## Exercise aim:
Omit the pictures and output exactly the lines from the start of the entries through the line containing "(ow) -- (iw3);".

========

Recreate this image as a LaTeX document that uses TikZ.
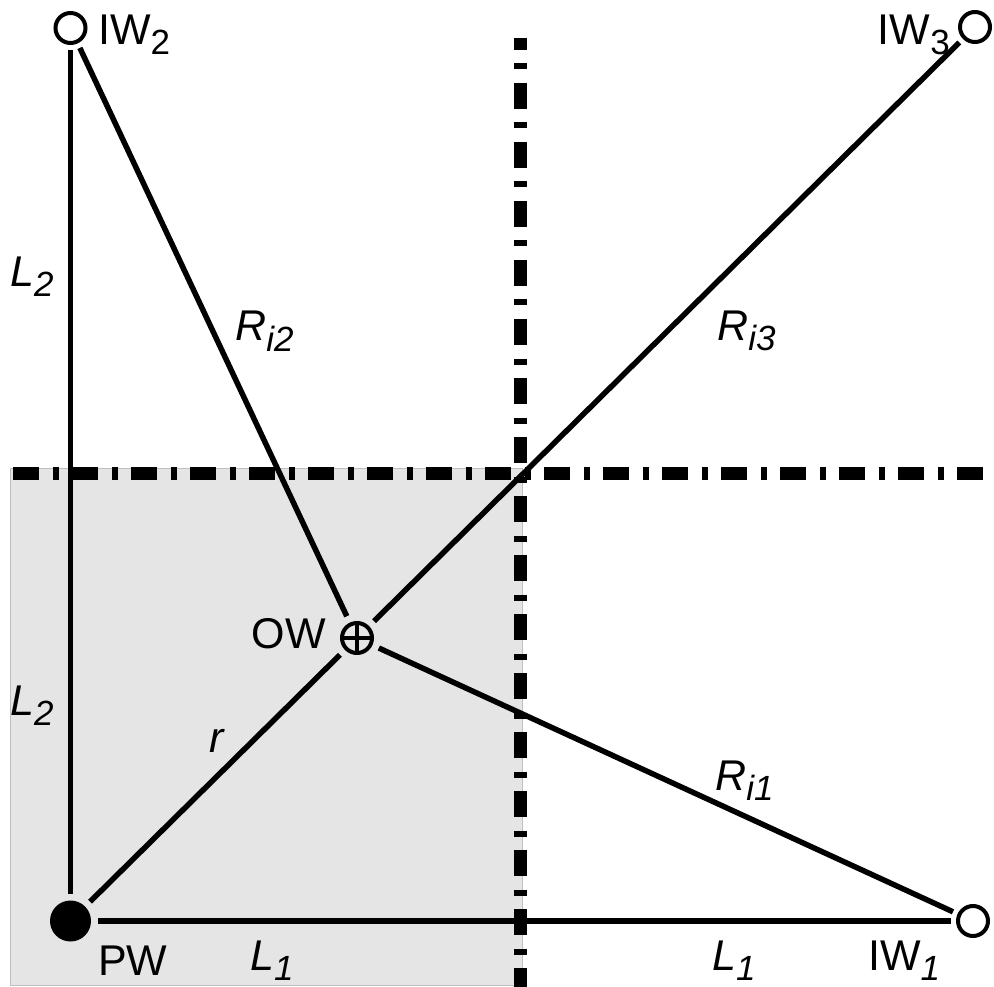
\documentclass[tikz,border=0pt]{standalone}
\usepackage{fontspec}
\setmainfont{Liberation Sans}
\usetikzlibrary{positioning}
\newcommand\wsub[1]{\raisebox{-10pt}{\fontsize{35}{35}\selectfont #1}}

\begin{document}
\begin{tikzpicture}[
  x=1pt, y=-1pt,
  openwell/.style={circle, draw, line width=4pt, minimum size=30pt, inner sep=0pt, outer sep=7pt},
  prodwell/.style={circle, fill=black, minimum size=41pt, inner sep=0pt, outer sep=7pt},
  obswell/.style={circle, draw, line width=4pt, minimum size=30pt, inner sep=0pt, outer sep=9pt,
    path picture={\draw[line width=4pt] (path picture bounding box.north) -- (path picture bounding box.south)
      (path picture bounding box.west) -- (path picture bounding box.east);}},
  lbl/.style={font=\fontsize{43}{43}\selectfont, inner sep=0pt},
  axisline/.style={line width=13pt, dash pattern=on 26pt off 13.5pt on 6pt off 13.5pt},
  link/.style={line width=5.5pt}
]
  \useasboundingbox (0,0) rectangle (994,987);

  \fill[gray!20, draw=black!25, line width=1pt] (10,468) rectangle (522,985);

  \draw[axisline, dash phase=13.7pt] (520,37.7) -- (520,987);
  \draw[axisline] (13.3,473) -- (984,473);

  \node[prodwell] (pw) at (70.5,921) {};
  \node[openwell] (iw1) at (973,921) {};
  \node[openwell] (iw2) at (70.5,28) {};
  \node[openwell] (iw3) at (975,27) {};
  \node[obswell] (ow) at (357,638) {};

  \draw[link] (iw2) -- (pw);
  \draw[link] (pw) -- (iw1);
  \draw[link] (iw2) -- (ow);
  \draw[link] (ow) -- (iw1);
  \draw[link] (pw) -- (ow);
  \draw[link] (ow) -- (iw3);

  \node[lbl, anchor=base west] (iw2lbl) at (98,45) {IW\wsub{2}};
  \node[lbl, anchor=base east] (iw3lbl) at (950,45) {IW\wsub{3}};
  \node[lbl, anchor=base west] (iw1lbl) at (868,970) {IW\wsub{\itshape 1}};
  \node[lbl, anchor=base west] (pwlbl) at (98,975) {PW};
  \node[lbl, anchor=base east] (owlbl) at (326,648) {OW};
  \node[lbl, anchor=base west] (l2top) at (10,287) {\itshape L\wsub{2}};
  \node[lbl, anchor=base west] (l2bot) at (10,715) {\itshape L\wsub{2}};
  \node[lbl, anchor=base west] (l1left) at (250,970) {\itshape L\wsub{1}};
  \node[lbl, anchor=base west] (l1right) at (712,970) {\itshape L\wsub{1}};
  \node[lbl, anchor=base west] (ri2) at (235,341) {\itshape R\wsub{i2}};
  \node[lbl, anchor=base west] (ri3) at (717,340) {\itshape R\wsub{i3}};
  \node[lbl, anchor=base west] (ri1) at (715,790) {\itshape R\wsub{i1}};
  \node[lbl, anchor=base west] (rlbl) at (209,752) {\itshape r};

\end{tikzpicture}
\end{document}
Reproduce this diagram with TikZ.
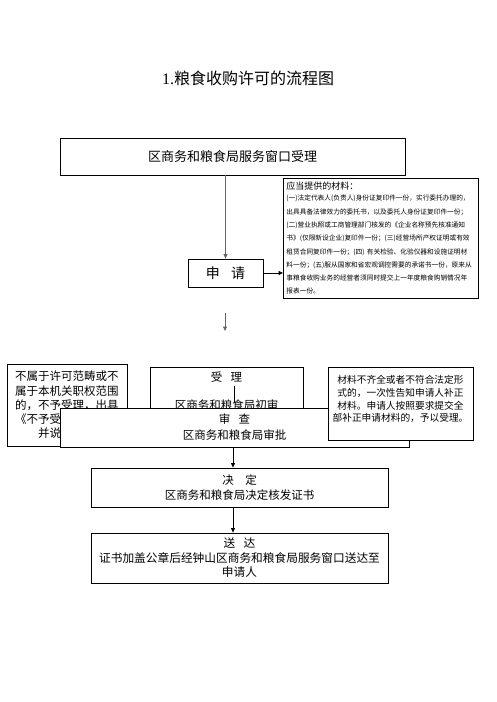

========

## Task output:
Recreate this image as a LaTeX document that uses TikZ.
\documentclass[tikz,border=0pt]{standalone}
\usepackage{fontspec}
\setmainfont{Liberation Sans}
\usetikzlibrary{positioning}
\newcommand\wsub[1]{\raisebox{-10pt}{\fontsize{35}{35}\selectfont #1}}

\begin{document}
\begin{tikzpicture}[
  x=1pt, y=-1pt,
  openwell/.style={circle, draw, line width=4pt, minimum size=30pt, inner sep=0pt, outer sep=7pt},
  prodwell/.style={circle, fill=black, minimum size=41pt, inner sep=0pt, outer sep=7pt},
  obswell/.style={circle, draw, line width=4pt, minimum size=30pt, inner sep=0pt, outer sep=9pt,
    path picture={\draw[line width=4pt] (path picture bounding box.north) -- (path picture bounding box.south)
      (path picture bounding box.west) -- (path picture bounding box.east);}},
  lbl/.style={font=\fontsize{43}{43}\selectfont, inner sep=0pt},
  axisline/.style={line width=13pt, dash pattern=on 26pt off 13.5pt on 6pt off 13.5pt},
  link/.style={line width=5.5pt}
]
  \useasboundingbox (0,0) rectangle (994,987);

  \fill[gray!20, draw=black!25, line width=1pt] (10,468) rectangle (522,985);

  \draw[axisline, dash phase=13.7pt] (520,37.7) -- (520,987);
  \draw[axisline] (13.3,473) -- (984,473);

  \node[prodwell] (pw) at (70.5,921) {};
  \node[openwell] (iw1) at (973,921) {};
  \node[openwell] (iw2) at (70.5,28) {};
  \node[openwell] (iw3) at (975,27) {};
  \node[obswell] (ow) at (357,638) {};

  \draw[link] (iw2) -- (pw);
  \draw[link] (pw) -- (iw1);
  \draw[link] (iw2) -- (ow);
  \draw[link] (ow) -- (iw1);
  \draw[link] (pw) -- (ow);
  \draw[link] (ow) -- (iw3);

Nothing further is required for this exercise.